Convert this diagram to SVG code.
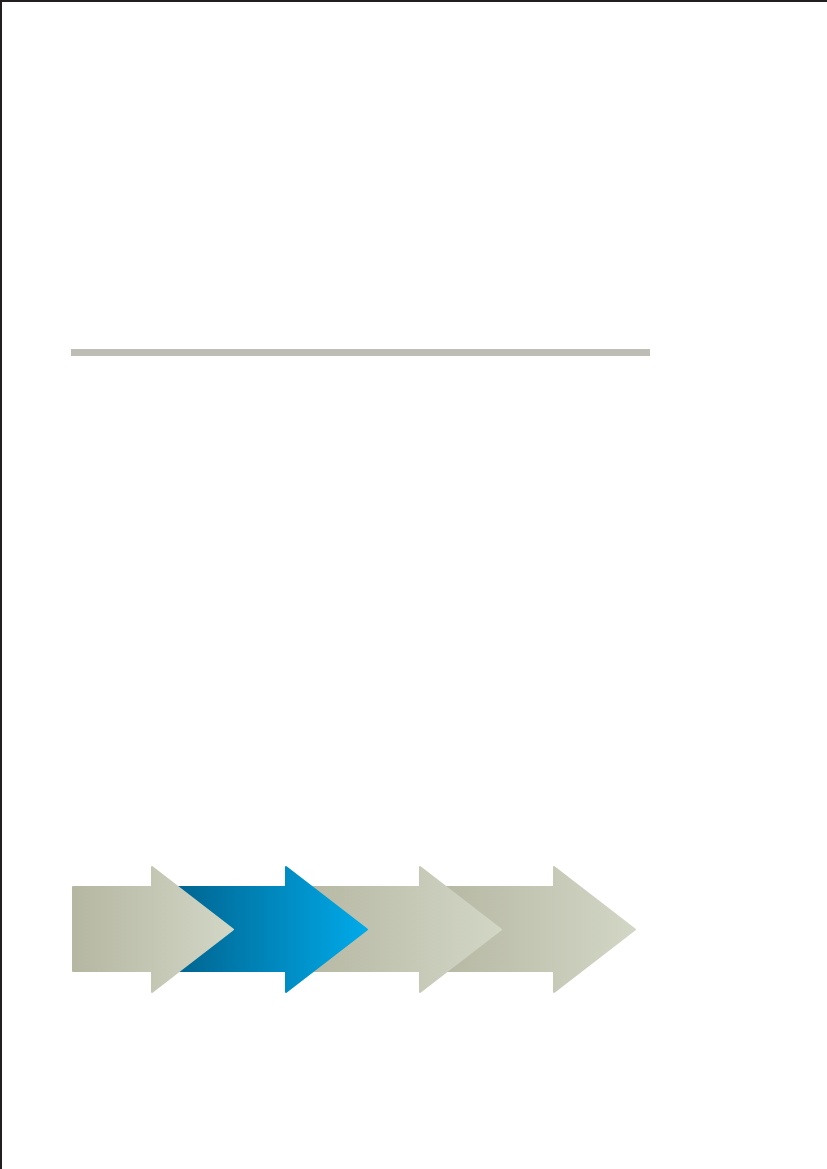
<svg xmlns="http://www.w3.org/2000/svg" width="827" height="1169" viewBox="0 0 827 1169">
  <style>
    .arrow { stroke-width: 2; stroke-linejoin: round; }
    .grey { fill: url(#gGrey); stroke: url(#gGrey); }
    .blue { fill: url(#gBlue); stroke: url(#gBlue); }
  </style>
  <defs>
    <linearGradient id="gGrey" x1="0" y1="0" x2="1" y2="0">
      <stop offset="0" stop-color="#b5b7a2"/>
      <stop offset="1" stop-color="#d2d6c5"/>
    </linearGradient>
    <linearGradient id="gBlue" x1="0" y1="0" x2="1" y2="0">
      <stop offset="0" stop-color="#00608a"/>
      <stop offset="1" stop-color="#00aae9"/>
    </linearGradient>
    <path id="arrowShape" d="M73,887 L152,887 L152,867 L233,929.5 L152,992 L152,971 L73,971 Z"/>
    <path id="arrowShapeLong" d="M30,887 L152,887 L152,867 L233,929.5 L152,992 L152,971 L30,971 Z"/>
  </defs>
  <rect x="0" y="0" width="827" height="1169" fill="#ffffff"/>
  <g id="frame">
    <line x1="0" y1="1" x2="827" y2="1" stroke="#231f20" stroke-width="2"/>
    <line x1="1" y1="0" x2="1" y2="1169" stroke="#231f20" stroke-width="2"/>
  </g>
  <g id="rule">
    <rect x="71" y="349" width="579" height="7" fill="#bebdb5"/>
  </g>
  <g id="arrow4"><use href="#arrowShapeLong" class="arrow grey" transform="translate(402,0)"/></g>
  <g id="arrow3"><use href="#arrowShapeLong" class="arrow grey" transform="translate(268,0)"/></g>
  <g id="arrow2"><use href="#arrowShapeLong" class="arrow blue" transform="translate(134,0)"/></g>
  <g id="arrow1"><use href="#arrowShape" class="arrow grey"/></g>
  <g id="connectors"></g>
</svg>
■ ■ ■
Transcribe the whole listing exactly. Pictures stay out of your copy.

> **Finished exercise**:
Convert this diagram to SVG code.
<svg xmlns="http://www.w3.org/2000/svg" width="827" height="1169" viewBox="0 0 827 1169">
  <style>
    .arrow { stroke-width: 2; stroke-linejoin: round; }
    .grey { fill: url(#gGrey); stroke: url(#gGrey); }
    .blue { fill: url(#gBlue); stroke: url(#gBlue); }
  </style>
  <defs>
    <linearGradient id="gGrey" x1="0" y1="0" x2="1" y2="0">
      <stop offset="0" stop-color="#b5b7a2"/>
      <stop offset="1" stop-color="#d2d6c5"/>
    </linearGradient>
    <linearGradient id="gBlue" x1="0" y1="0" x2="1" y2="0">
      <stop offset="0" stop-color="#00608a"/>
      <stop offset="1" stop-color="#00aae9"/>
    </linearGradient>
    <path id="arrowShape" d="M73,887 L152,887 L152,867 L233,929.5 L152,992 L152,971 L73,971 Z"/>
    <path id="arrowShapeLong" d="M30,887 L152,887 L152,867 L233,929.5 L152,992 L152,971 L30,971 Z"/>
  </defs>
  <rect x="0" y="0" width="827" height="1169" fill="#ffffff"/>
  <g id="frame">
    <line x1="0" y1="1" x2="827" y2="1" stroke="#231f20" stroke-width="2"/>
    <line x1="1" y1="0" x2="1" y2="1169" stroke="#231f20" stroke-width="2"/>
  </g>
  <g id="rule">
    <rect x="71" y="349" width="579" height="7" fill="#bebdb5"/>
  </g>
  <g id="arrow4"><use href="#arrowShapeLong" class="arrow grey" transform="translate(402,0)"/></g>
  <g id="arrow3"><use href="#arrowShapeLong" class="arrow grey" transform="translate(268,0)"/></g>
  <g id="arrow2"><use href="#arrowShapeLong" class="arrow blue" transform="translate(134,0)"/></g>
  <g id="arrow1"><use href="#arrowShape" class="arrow grey"/></g>
  <g id="connectors"></g>
</svg>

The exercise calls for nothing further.